• Task prompt
Quote every line as written. Omit pictures.

___ Data to process ___

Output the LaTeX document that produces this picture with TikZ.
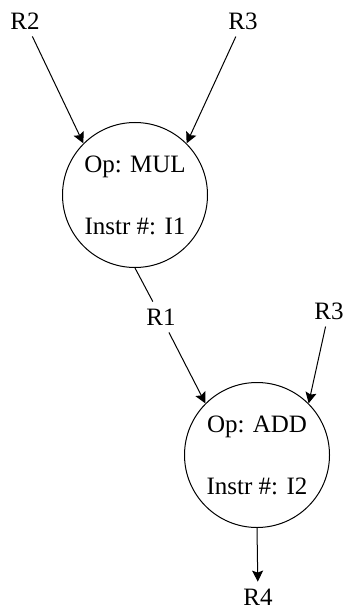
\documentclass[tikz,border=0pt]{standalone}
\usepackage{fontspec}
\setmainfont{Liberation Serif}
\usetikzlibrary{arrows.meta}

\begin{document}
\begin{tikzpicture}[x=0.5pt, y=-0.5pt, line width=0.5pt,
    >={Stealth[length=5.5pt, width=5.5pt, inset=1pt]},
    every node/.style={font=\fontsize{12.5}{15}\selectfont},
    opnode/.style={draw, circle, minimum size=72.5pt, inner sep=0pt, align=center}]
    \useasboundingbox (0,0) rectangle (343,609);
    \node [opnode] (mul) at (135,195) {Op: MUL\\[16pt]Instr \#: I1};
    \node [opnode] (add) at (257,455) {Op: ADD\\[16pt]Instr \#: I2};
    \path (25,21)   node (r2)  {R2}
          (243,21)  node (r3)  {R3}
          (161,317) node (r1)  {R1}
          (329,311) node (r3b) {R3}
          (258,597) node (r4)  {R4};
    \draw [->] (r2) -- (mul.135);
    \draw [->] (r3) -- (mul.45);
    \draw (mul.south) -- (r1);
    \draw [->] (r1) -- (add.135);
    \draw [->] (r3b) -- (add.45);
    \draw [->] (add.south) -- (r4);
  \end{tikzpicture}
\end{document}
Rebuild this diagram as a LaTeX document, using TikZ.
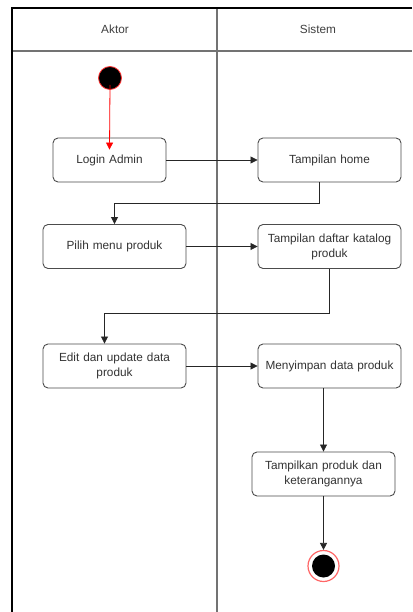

___

• Output
Output the LaTeX document that produces this picture with TikZ.
\documentclass[tikz,border=0pt]{standalone}
\usepackage{fontspec}
\setmainfont{Liberation Serif}
\usetikzlibrary{arrows.meta}

\begin{document}
\begin{tikzpicture}[x=0.5pt, y=-0.5pt, line width=0.5pt,
    >={Stealth[length=5.5pt, width=5.5pt, inset=1pt]},
    every node/.style={font=\fontsize{12.5}{15}\selectfont},
    opnode/.style={draw, circle, minimum size=72.5pt, inner sep=0pt, align=center}]
    \useasboundingbox (0,0) rectangle (343,609);
    \node [opnode] (mul) at (135,195) {Op: MUL\\[16pt]Instr \#: I1};
    \node [opnode] (add) at (257,455) {Op: ADD\\[16pt]Instr \#: I2};
    \path (25,21)   node (r2)  {R2}
          (243,21)  node (r3)  {R3}
          (161,317) node (r1)  {R1}
          (329,311) node (r3b) {R3}
          (258,597) node (r4)  {R4};
    \draw [->] (r2) -- (mul.135);
    \draw [->] (r3) -- (mul.45);
    \draw (mul.south) -- (r1);
    \draw [->] (r1) -- (add.135);
    \draw [->] (r3b) -- (add.45);
    \draw [->] (add.south) -- (r4);
  \end{tikzpicture}
\end{document}
Rebuild this diagram as a LaTeX document, using TikZ.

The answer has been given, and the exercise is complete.